- _Aim_:
Every line below that mentions the word "this" should be copied out.

------------------------------------------------

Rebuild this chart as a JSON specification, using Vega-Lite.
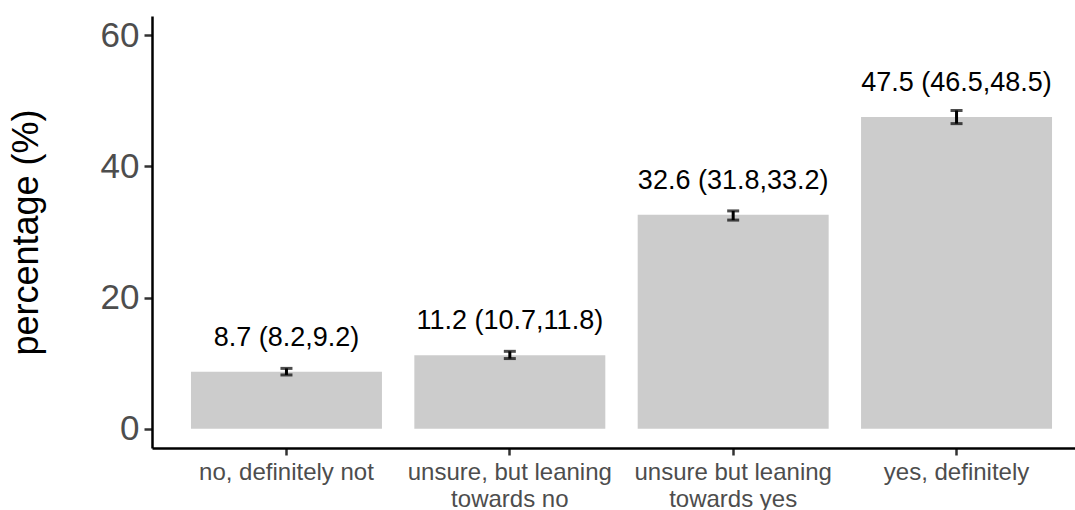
{
  "$schema": "https://vega.github.io/schema/vega-lite/v6.json",
  "autosize": "none",
  "width": 923,
  "height": 432,
  "padding": {"left": 152, "top": 16, "right": 0, "bottom": 62},
  "background": "white",
  "config": {
    "view": {"stroke": null},
    "font": "Liberation Sans",
    "axis": {"grid": false}
  },
  "data": {
    "values": [
      {"answer": "no, definitely not", "pct": 8.7, "lower": 8.2, "upper": 9.2, "label": "8.7 (8.2,9.2)"},
      {"answer": "unsure, but leaning towards no", "pct": 11.2, "lower": 10.7, "upper": 11.8, "label": "11.2 (10.7,11.8)"},
      {"answer": "unsure but leaning towards yes", "pct": 32.6, "lower": 31.8, "upper": 33.2, "label": "32.6 (31.8,33.2)"},
      {"answer": "yes, definitely", "pct": 47.5, "lower": 46.5, "upper": 48.5, "label": "47.5 (46.5,48.5)"}
    ]
  },
  "encoding": {
    "x": {
      "field": "answer",
      "type": "nominal",
      "sort": null,
      "scale": {"range": [0, 939], "paddingInner": 0.145, "paddingOuter": 0.1745},
      "axis": {
        "title": null,
        "labelAngle": 0,
        "labelFontSize": 24,
        "labelColor": "#4D4D4D",
        "labelPadding": 5,
        "labelLimit": 0,
        "labelLineHeight": 27,
        "labelExpr": "indexof(datum.label, ' towards') > 0 ? [slice(datum.label, 0, indexof(datum.label, ' towards')), slice(datum.label, indexof(datum.label, ' towards') + 1)] : datum.label",
        "domainColor": "black",
        "domainWidth": 2.5,
        "tickColor": "#333333",
        "tickWidth": 2.5,
        "tickSize": 7
      }
    }
  },
  "layer": [
    {
      "mark": {"type": "bar", "color": "#CCCCCC"},
      "encoding": {
        "y": {
          "field": "pct",
          "type": "quantitative",
          "scale": {"domain": [-2.93, 62.9], "nice": false, "zero": false},
          "axis": {
            "title": "percentage (%)",
            "titleFontSize": 36,
            "titleFontWeight": "normal",
            "titleColor": "black",
            "titlePadding": 55,
            "values": [0, 20, 40, 60],
            "labelFontSize": 35,
            "labelColor": "#4D4D4D",
            "labelPadding": 5,
            "domainColor": "black",
            "domainWidth": 2.5,
            "tickColor": "#333333",
            "tickWidth": 2.5,
            "tickSize": 8
          }
        },
        "y2": {"datum": 0}
      }
    },
    {
      "mark": {"type": "rule", "color": "black", "strokeWidth": 3},
      "encoding": {
        "y": {"field": "lower", "type": "quantitative"},
        "y2": {"field": "upper"}
      }
    },
    {
      "mark": {"type": "tick", "color": "black", "size": 12, "thickness": 3},
      "encoding": {
        "y": {"field": "lower", "type": "quantitative"}
      }
    },
    {
      "mark": {"type": "tick", "color": "black", "size": 12, "thickness": 3},
      "encoding": {
        "y": {"field": "upper", "type": "quantitative"}
      }
    },
    {
      "mark": {"type": "text", "fontSize": 27, "color": "black", "baseline": "alphabetic", "dy": -26},
      "encoding": {
        "y": {"field": "pct", "type": "quantitative"},
        "text": {"field": "label"}
      }
    }
  ]
}
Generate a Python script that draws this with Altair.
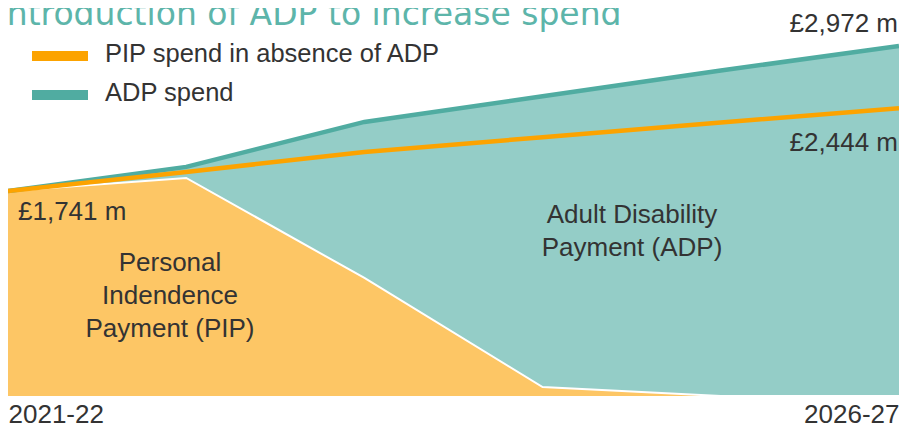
import altair as alt
import pandas as pd

# ---- data (£ million) ----
years = ["2021-22", "2022-23", "2023-24", "2024-25", "2025-26", "2026-27"]
pip_spend = [1741, 1851, 1002, 76, 0, 0]            # PIP area (stack bottom)
adp_spend = [0, 94, 1325, 2469, 2763, 2972]          # ADP area (stacked on PIP)
pip_absent = [1741, 1902, 2072, 2197, 2321, 2444]    # PIP spend in absence of ADP
legend_labels = ["PIP spend in absence of ADP", "ADP spend"]
title_text = "Introduction of ADP to increase spend"

# ---- styles ----
FONT = "Liberation Sans"
TXT = "#333333"
ORANGE = "#FCA300"
ORANGE_FILL = "#FDC665"
TEAL = "#50ACA1"
TEAL_FILL = "#94CDC7"
TITLE_C = "#5DB5AA"

df = pd.DataFrame({
    "year": years,
    "pip": pip_spend,
    "adp": adp_spend,
    "absent": pip_absent,
})
df["total"] = df["pip"] + df["adp"]

W, H = 891, 388
yscale = alt.Scale(domain=[0, 3294], nice=False, zero=True)
X = alt.X(
    "year:N",
    sort=years,
    scale=alt.Scale(type="point", padding=0),
    axis=alt.Axis(
        values=[years[0], years[-1]], labelAngle=0, labelFlush=True,
        ticks=False, domain=False, grid=False, title=None,
        labelFontSize=26, labelColor=TXT, labelFont=FONT, labelPadding=5,
    ),
)

base = alt.Chart(df).encode(x=X)

adp_area = base.mark_area(color=TEAL_FILL, opacity=1).encode(
    y=alt.Y("pip:Q", scale=yscale, axis=None), y2="total:Q")
pip_area = base.mark_area(color=ORANGE_FILL, opacity=1).encode(
    y=alt.Y("pip:Q", scale=yscale, axis=None))
white_edge = base.mark_line(color="white", strokeWidth=2).encode(
    y=alt.Y("pip:Q", scale=yscale, axis=None))
teal_line = base.mark_line(color=TEAL, strokeWidth=4.5).encode(
    y=alt.Y("total:Q", scale=yscale, axis=None))
orange_line = base.mark_line(color=ORANGE, strokeWidth=4.5).encode(
    y=alt.Y("absent:Q", scale=yscale, axis=None))

# value labels anchored to data points
first = df.iloc[[0]]
last = df.iloc[[-1]]
lab_first = alt.Chart(first).transform_calculate(
    lbl="'£' + format(datum.pip, ',') + ' m'").mark_text(
    align="left", baseline="alphabetic", dx=10, dy=29,
    font=FONT, fontSize=26, color=TXT).encode(
    x=X, y=alt.Y("pip:Q", scale=yscale, axis=None), text="lbl:N")
lab_total = alt.Chart(last).transform_calculate(
    lbl="'£' + format(datum.total, ',') + ' m'").mark_text(
    align="right", baseline="alphabetic", dx=-1, dy=-14,
    font=FONT, fontSize=26, color=TXT).encode(
    x=X, y=alt.Y("total:Q", scale=yscale, axis=None), text="lbl:N")
lab_absent = alt.Chart(last).transform_calculate(
    lbl="'£' + format(datum.absent, ',') + ' m'").mark_text(
    align="right", baseline="alphabetic", dx=-1, dy=43,
    font=FONT, fontSize=26, color=TXT).encode(
    x=X, y=alt.Y("absent:Q", scale=yscale, axis=None), text="lbl:N")

one = pd.DataFrame({"k": [0]})

# area labels
adp_lab = alt.Chart(one).mark_text(
    align="center", baseline="alphabetic", lineHeight=33,
    font=FONT, fontSize=26, color=TXT).encode(
    x=alt.value(624), y=alt.value(215),
    text=alt.value(["Adult Disability", "Payment (ADP)"]))
pip_lab = alt.Chart(one).mark_text(
    align="center", baseline="alphabetic", lineHeight=33,
    font=FONT, fontSize=26, color=TXT).encode(
    x=alt.value(162), y=alt.value(263),
    text=alt.value(["Personal", "Indendence", "Payment (PIP)"]))

# legend
leg_layers = []
for lab, col, y0 in zip(legend_labels, [ORANGE, TEAL], [43, 82]):
    leg_layers.append(alt.Chart(one).mark_rect(color=col).encode(
        x=alt.value(24), x2=alt.value(80), y=alt.value(y0), y2=alt.value(y0 + 10)))
    leg_layers.append(alt.Chart(one).mark_text(
        align="left", baseline="alphabetic", font=FONT, fontSize=25.5, color=TXT).encode(
        x=alt.value(97), y=alt.value(y0 + 11), text=alt.value(lab)))

title = alt.Chart(one).mark_text(
    align="left", baseline="alphabetic", font="DejaVu Sans",
    fontSize=33, color=TITLE_C).encode(
    x=alt.value(-11), y=alt.value(16.7), text=alt.value(title_text))

chart = alt.layer(
    adp_area, pip_area, white_edge, teal_line, orange_line,
    lab_first, lab_total, lab_absent, adp_lab, pip_lab, *leg_layers, title,
).properties(
    width=W, height=H,
    autosize=alt.AutoSizeParams(type="none"),
    padding={"left": 0, "top": 0, "right": 0, "bottom": 32},
).configure_view(stroke=None)

chart.save("out.html", embed_options={"renderer": "svg", "actions": False})
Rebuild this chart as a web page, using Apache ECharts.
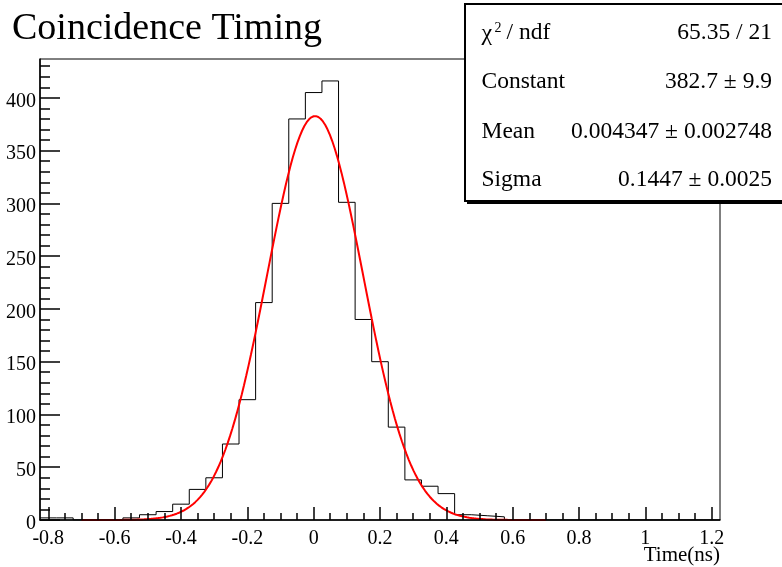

------------------------------------------------

- _Solved exercise_:
Rebuild this chart as a JSON specification, using Vega-Lite.
Generate a Python script that draws this with Altair.
Rebuild this chart as a web page, using Apache ECharts.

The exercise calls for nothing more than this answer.